Les faits précèdent le droit, dit-on. Cependant, pour qu'un fait soit pris en compte en droit, il faut préalablement qu'il soit prévu et organisé dans la loi. C'est ce qui peut se déduire par extension au Droit pénal du principe sacro-saint « Nullumcrimen, nullapoena sine lege ». Ainsi donc, nonobstant le décès du Président de la République Laurent Désiré KABILA, fait communément prévu parmi les éléments constitutifs de la vacance de la présidence de la République, il a fallu préalablement que la Constitution, mieux le Décret-loi constitutionnel en vigueur, l'ait prévu comme tel au moment de la réalisation des faits et organisé toutes les conséquences de droit et de la procédure à suivre.

Malheureusement, la lecture complète des quinze (15) articles que comporte ledit Décret-loi constitutionnel, révèle que nulle part il n'a été envisagée ni organisée la vacance de la présidence de la République.

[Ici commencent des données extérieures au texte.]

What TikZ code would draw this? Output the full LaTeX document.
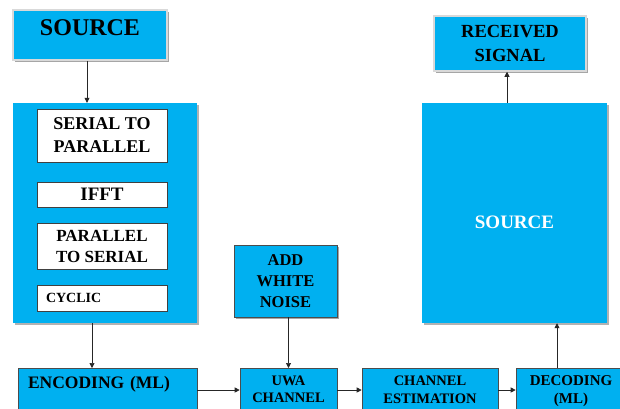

Peut-être que le libellé de l'article 1er dudit Décret-loi constitutionnel sous examen pouvait en être la cause. Cet article dispose ce qui suit : « Jusqu'à l'adoption de la Constitution de la transition par l'Assemblée constituante de la transition, l'organisation et l'exercice du pouvoir sont régis par le présent décret-loi constitutionnel »70(*) .

Il sied de constater que l'esprit de cet article prouve à suffisance que ce Décret-loi constitutionnel était pris provisoirement en attendant l'adoption de la Constitution de la transition comme indiqué précédemment. Et ceci d'une part, pour palier au vide juridique et institutionnel provoqué par la table rase du fait de la rébellion, et d'autre part, pour donner néanmoins un soubassement légal au pouvoir de fait nouvellement installé.

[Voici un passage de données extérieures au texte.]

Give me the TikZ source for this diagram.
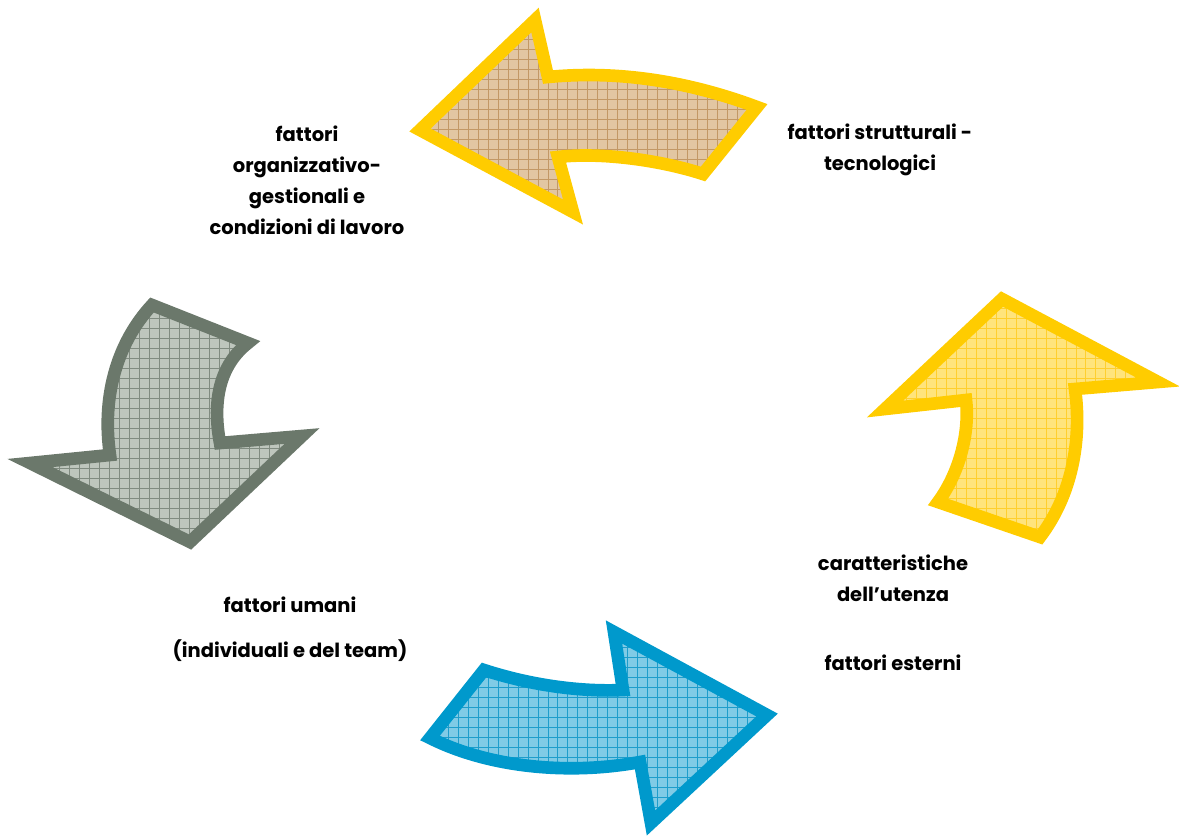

Bref, il y a eu un silence constitutionnel à ce sujet. Par conséquent, on ne pouvait parler de vacance à la présidence à l'absence de la prévision constitutionnelle.

4. De la présidence de Joseph KABILA

D'entrée de jeu, il sied de retenir que le Président Joseph KABILA est l'unique président de la République démocratiquement élu depuis l'accession de notre pays à la souveraineté nationale et internationale. Elu pour la première fois en 2006 avant d'être réélu en 2011, le Président Joseph KABILA a vu son second et dernier mandat prendre fin depuis le 20 Décembre 2016.

Il est à constater que peu avant la date fatidique du 20 Décembre 2016, date à laquelle a pris fin le second et dernier mandat de l'actuel Président, beaucoup d'encres et des salives ont coulé en rapport avec la prédiction de ce qui devait advenir à la tête de l'exécutif congolais. Il s'était dégagées deux tendances qui considéraient le terme du mandat constitutionnel du Président de la République comme constitutif d'une cause ou non de vacance de la présidence.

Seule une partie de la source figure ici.